*What you should do*:
Word for word, transcribe the lines below and drop the pictures.

....................

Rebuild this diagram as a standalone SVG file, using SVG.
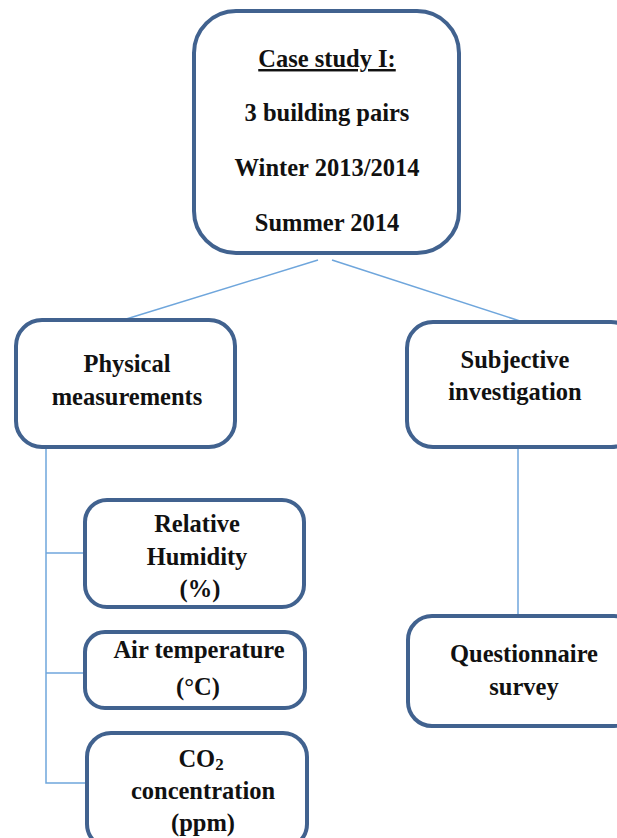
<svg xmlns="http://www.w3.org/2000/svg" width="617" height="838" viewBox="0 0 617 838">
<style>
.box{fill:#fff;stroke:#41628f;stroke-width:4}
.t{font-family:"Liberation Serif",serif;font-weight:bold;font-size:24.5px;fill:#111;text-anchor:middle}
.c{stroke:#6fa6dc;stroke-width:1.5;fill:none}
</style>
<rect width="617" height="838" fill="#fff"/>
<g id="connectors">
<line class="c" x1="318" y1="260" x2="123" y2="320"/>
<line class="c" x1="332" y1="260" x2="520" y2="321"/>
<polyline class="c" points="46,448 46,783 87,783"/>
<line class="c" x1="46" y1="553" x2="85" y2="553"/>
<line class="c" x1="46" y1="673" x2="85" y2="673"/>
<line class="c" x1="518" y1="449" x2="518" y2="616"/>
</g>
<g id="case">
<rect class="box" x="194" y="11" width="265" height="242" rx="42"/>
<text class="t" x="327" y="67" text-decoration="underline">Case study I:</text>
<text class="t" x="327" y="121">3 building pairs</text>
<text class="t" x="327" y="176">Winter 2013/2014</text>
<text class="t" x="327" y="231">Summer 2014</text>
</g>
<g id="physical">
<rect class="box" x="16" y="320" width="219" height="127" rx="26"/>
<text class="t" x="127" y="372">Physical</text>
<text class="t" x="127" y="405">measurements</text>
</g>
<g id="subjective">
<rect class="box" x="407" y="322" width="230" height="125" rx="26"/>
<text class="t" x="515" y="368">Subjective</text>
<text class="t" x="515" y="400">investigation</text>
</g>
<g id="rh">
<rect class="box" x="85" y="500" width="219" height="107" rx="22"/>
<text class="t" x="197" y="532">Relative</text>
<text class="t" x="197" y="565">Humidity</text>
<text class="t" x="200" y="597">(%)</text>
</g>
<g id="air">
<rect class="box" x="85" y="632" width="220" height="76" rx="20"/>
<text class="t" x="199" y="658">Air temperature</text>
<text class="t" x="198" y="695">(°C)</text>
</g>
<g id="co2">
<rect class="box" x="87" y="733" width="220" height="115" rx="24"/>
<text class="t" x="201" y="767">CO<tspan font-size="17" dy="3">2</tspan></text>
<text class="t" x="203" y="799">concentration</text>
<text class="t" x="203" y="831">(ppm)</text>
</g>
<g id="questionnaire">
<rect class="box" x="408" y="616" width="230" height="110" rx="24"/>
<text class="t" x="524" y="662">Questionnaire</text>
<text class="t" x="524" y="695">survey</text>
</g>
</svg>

....................

*Response*:
Rebuild this diagram as a standalone SVG file, using SVG.
<svg xmlns="http://www.w3.org/2000/svg" width="617" height="838" viewBox="0 0 617 838">
<style>
.box{fill:#fff;stroke:#41628f;stroke-width:4}
.t{font-family:"Liberation Serif",serif;font-weight:bold;font-size:24.5px;fill:#111;text-anchor:middle}
.c{stroke:#6fa6dc;stroke-width:1.5;fill:none}
</style>
<rect width="617" height="838" fill="#fff"/>
<g id="connectors">
<line class="c" x1="318" y1="260" x2="123" y2="320"/>
<line class="c" x1="332" y1="260" x2="520" y2="321"/>
<polyline class="c" points="46,448 46,783 87,783"/>
<line class="c" x1="46" y1="553" x2="85" y2="553"/>
<line class="c" x1="46" y1="673" x2="85" y2="673"/>
<line class="c" x1="518" y1="449" x2="518" y2="616"/>
</g>
<g id="case">
<rect class="box" x="194" y="11" width="265" height="242" rx="42"/>
<text class="t" x="327" y="67" text-decoration="underline">Case study I:</text>
<text class="t" x="327" y="121">3 building pairs</text>
<text class="t" x="327" y="176">Winter 2013/2014</text>
<text class="t" x="327" y="231">Summer 2014</text>
</g>
<g id="physical">
<rect class="box" x="16" y="320" width="219" height="127" rx="26"/>
<text class="t" x="127" y="372">Physical</text>
<text class="t" x="127" y="405">measurements</text>
</g>
<g id="subjective">
<rect class="box" x="407" y="322" width="230" height="125" rx="26"/>
<text class="t" x="515" y="368">Subjective</text>
<text class="t" x="515" y="400">investigation</text>
</g>
<g id="rh">
<rect class="box" x="85" y="500" width="219" height="107" rx="22"/>
<text class="t" x="197" y="532">Relative</text>
<text class="t" x="197" y="565">Humidity</text>
<text class="t" x="200" y="597">(%)</text>
</g>
<g id="air">
<rect class="box" x="85" y="632" width="220" height="76" rx="20"/>
<text class="t" x="199" y="658">Air temperature</text>
<text class="t" x="198" y="695">(°C)</text>
</g>
<g id="co2">
<rect class="box" x="87" y="733" width="220" height="115" rx="24"/>
<text class="t" x="201" y="767">CO<tspan font-size="17" dy="3">2</tspan></text>
<text class="t" x="203" y="799">concentration</text>
<text class="t" x="203" y="831">(ppm)</text>
</g>
<g id="questionnaire">
<rect class="box" x="408" y="616" width="230" height="110" rx="24"/>
<text class="t" x="524" y="662">Questionnaire</text>
<text class="t" x="524" y="695">survey</text>
</g>
</svg>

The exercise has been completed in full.